- **Short task**: Extract every line of the material below and reproduce it faithfully.

%%

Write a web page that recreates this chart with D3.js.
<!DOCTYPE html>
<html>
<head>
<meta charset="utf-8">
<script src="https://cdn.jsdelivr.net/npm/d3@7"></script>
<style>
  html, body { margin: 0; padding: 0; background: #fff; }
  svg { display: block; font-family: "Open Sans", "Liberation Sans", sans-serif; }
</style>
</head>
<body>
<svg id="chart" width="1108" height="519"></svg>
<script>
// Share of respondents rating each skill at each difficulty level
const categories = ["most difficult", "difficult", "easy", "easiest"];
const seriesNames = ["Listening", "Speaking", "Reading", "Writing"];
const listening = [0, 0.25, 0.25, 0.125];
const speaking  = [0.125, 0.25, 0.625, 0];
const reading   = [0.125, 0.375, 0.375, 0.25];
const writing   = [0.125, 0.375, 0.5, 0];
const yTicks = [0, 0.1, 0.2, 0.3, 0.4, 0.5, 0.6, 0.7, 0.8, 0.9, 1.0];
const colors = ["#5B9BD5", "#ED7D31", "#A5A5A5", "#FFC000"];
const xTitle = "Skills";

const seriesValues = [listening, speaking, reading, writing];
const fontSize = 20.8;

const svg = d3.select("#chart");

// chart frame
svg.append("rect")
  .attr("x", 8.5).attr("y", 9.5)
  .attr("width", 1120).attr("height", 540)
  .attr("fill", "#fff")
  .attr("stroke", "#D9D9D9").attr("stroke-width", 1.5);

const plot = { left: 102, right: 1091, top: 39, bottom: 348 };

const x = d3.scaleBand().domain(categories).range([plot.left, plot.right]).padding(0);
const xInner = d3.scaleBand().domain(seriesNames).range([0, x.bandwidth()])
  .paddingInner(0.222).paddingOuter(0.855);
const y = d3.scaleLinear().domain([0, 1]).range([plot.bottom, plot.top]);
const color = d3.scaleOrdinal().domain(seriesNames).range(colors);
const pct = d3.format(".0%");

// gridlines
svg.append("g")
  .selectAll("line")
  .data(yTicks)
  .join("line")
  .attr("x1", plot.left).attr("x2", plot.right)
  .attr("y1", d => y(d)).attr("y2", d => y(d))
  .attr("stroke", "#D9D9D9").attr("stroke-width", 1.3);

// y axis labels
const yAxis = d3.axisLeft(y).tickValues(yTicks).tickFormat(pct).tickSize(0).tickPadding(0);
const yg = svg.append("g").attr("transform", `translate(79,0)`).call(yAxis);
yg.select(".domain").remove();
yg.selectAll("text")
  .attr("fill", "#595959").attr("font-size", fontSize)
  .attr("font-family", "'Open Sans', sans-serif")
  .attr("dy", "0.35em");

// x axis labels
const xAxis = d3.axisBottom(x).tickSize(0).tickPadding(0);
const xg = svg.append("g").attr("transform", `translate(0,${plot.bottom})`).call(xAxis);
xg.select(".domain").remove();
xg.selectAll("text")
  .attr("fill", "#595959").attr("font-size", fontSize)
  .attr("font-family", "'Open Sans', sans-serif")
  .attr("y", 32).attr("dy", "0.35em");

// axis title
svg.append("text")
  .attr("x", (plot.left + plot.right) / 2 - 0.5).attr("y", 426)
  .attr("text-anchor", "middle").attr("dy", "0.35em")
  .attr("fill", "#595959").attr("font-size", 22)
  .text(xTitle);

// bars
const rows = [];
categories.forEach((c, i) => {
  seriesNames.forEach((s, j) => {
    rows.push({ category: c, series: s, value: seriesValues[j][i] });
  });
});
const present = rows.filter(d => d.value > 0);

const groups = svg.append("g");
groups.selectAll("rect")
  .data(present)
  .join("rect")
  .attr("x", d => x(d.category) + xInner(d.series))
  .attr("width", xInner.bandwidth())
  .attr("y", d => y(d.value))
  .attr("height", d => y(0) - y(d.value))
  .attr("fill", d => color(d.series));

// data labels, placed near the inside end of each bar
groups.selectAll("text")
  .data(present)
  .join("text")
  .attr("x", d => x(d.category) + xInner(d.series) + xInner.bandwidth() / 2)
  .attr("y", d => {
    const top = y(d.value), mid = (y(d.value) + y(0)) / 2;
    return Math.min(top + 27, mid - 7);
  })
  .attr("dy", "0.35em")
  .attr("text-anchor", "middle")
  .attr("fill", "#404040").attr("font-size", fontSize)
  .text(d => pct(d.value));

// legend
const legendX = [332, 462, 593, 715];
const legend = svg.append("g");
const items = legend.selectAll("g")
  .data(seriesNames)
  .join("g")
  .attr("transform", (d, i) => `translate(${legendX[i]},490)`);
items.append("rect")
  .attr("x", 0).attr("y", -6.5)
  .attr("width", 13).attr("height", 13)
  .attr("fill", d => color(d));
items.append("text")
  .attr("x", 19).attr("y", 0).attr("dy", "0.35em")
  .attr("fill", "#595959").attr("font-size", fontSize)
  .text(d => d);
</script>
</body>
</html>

%%

- **Exercise answer**:
Write a web page that recreates this chart with D3.js.
<!DOCTYPE html>
<html>
<head>
<meta charset="utf-8">
<script src="https://cdn.jsdelivr.net/npm/d3@7"></script>
<style>
  html, body { margin: 0; padding: 0; background: #fff; }
  svg { display: block; font-family: "Open Sans", "Liberation Sans", sans-serif; }
</style>
</head>
<body>
<svg id="chart" width="1108" height="519"></svg>
<script>
// Share of respondents rating each skill at each difficulty level
const categories = ["most difficult", "difficult", "easy", "easiest"];
const seriesNames = ["Listening", "Speaking", "Reading", "Writing"];
const listening = [0, 0.25, 0.25, 0.125];
const speaking  = [0.125, 0.25, 0.625, 0];
const reading   = [0.125, 0.375, 0.375, 0.25];
const writing   = [0.125, 0.375, 0.5, 0];
const yTicks = [0, 0.1, 0.2, 0.3, 0.4, 0.5, 0.6, 0.7, 0.8, 0.9, 1.0];
const colors = ["#5B9BD5", "#ED7D31", "#A5A5A5", "#FFC000"];
const xTitle = "Skills";

const seriesValues = [listening, speaking, reading, writing];
const fontSize = 20.8;

const svg = d3.select("#chart");

// chart frame
svg.append("rect")
  .attr("x", 8.5).attr("y", 9.5)
  .attr("width", 1120).attr("height", 540)
  .attr("fill", "#fff")
  .attr("stroke", "#D9D9D9").attr("stroke-width", 1.5);

const plot = { left: 102, right: 1091, top: 39, bottom: 348 };

const x = d3.scaleBand().domain(categories).range([plot.left, plot.right]).padding(0);
const xInner = d3.scaleBand().domain(seriesNames).range([0, x.bandwidth()])
  .paddingInner(0.222).paddingOuter(0.855);
const y = d3.scaleLinear().domain([0, 1]).range([plot.bottom, plot.top]);
const color = d3.scaleOrdinal().domain(seriesNames).range(colors);
const pct = d3.format(".0%");

// gridlines
svg.append("g")
  .selectAll("line")
  .data(yTicks)
  .join("line")
  .attr("x1", plot.left).attr("x2", plot.right)
  .attr("y1", d => y(d)).attr("y2", d => y(d))
  .attr("stroke", "#D9D9D9").attr("stroke-width", 1.3);

// y axis labels
const yAxis = d3.axisLeft(y).tickValues(yTicks).tickFormat(pct).tickSize(0).tickPadding(0);
const yg = svg.append("g").attr("transform", `translate(79,0)`).call(yAxis);
yg.select(".domain").remove();
yg.selectAll("text")
  .attr("fill", "#595959").attr("font-size", fontSize)
  .attr("font-family", "'Open Sans', sans-serif")
  .attr("dy", "0.35em");

// x axis labels
const xAxis = d3.axisBottom(x).tickSize(0).tickPadding(0);
const xg = svg.append("g").attr("transform", `translate(0,${plot.bottom})`).call(xAxis);
xg.select(".domain").remove();
xg.selectAll("text")
  .attr("fill", "#595959").attr("font-size", fontSize)
  .attr("font-family", "'Open Sans', sans-serif")
  .attr("y", 32).attr("dy", "0.35em");

// axis title
svg.append("text")
  .attr("x", (plot.left + plot.right) / 2 - 0.5).attr("y", 426)
  .attr("text-anchor", "middle").attr("dy", "0.35em")
  .attr("fill", "#595959").attr("font-size", 22)
  .text(xTitle);

// bars
const rows = [];
categories.forEach((c, i) => {
  seriesNames.forEach((s, j) => {
    rows.push({ category: c, series: s, value: seriesValues[j][i] });
  });
});
const present = rows.filter(d => d.value > 0);

const groups = svg.append("g");
groups.selectAll("rect")
  .data(present)
  .join("rect")
  .attr("x", d => x(d.category) + xInner(d.series))
  .attr("width", xInner.bandwidth())
  .attr("y", d => y(d.value))
  .attr("height", d => y(0) - y(d.value))
  .attr("fill", d => color(d.series));

// data labels, placed near the inside end of each bar
groups.selectAll("text")
  .data(present)
  .join("text")
  .attr("x", d => x(d.category) + xInner(d.series) + xInner.bandwidth() / 2)
  .attr("y", d => {
    const top = y(d.value), mid = (y(d.value) + y(0)) / 2;
    return Math.min(top + 27, mid - 7);
  })
  .attr("dy", "0.35em")
  .attr("text-anchor", "middle")
  .attr("fill", "#404040").attr("font-size", fontSize)
  .text(d => pct(d.value));

// legend
const legendX = [332, 462, 593, 715];
const legend = svg.append("g");
const items = legend.selectAll("g")
  .data(seriesNames)
  .join("g")
  .attr("transform", (d, i) => `translate(${legendX[i]},490)`);
items.append("rect")
  .attr("x", 0).attr("y", -6.5)
  .attr("width", 13).attr("height", 13)
  .attr("fill", d => color(d));
items.append("text")
  .attr("x", 19).attr("y", 0).attr("dy", "0.35em")
  .attr("fill", "#595959").attr("font-size", fontSize)
  .text(d => d);
</script>
</body>
</html>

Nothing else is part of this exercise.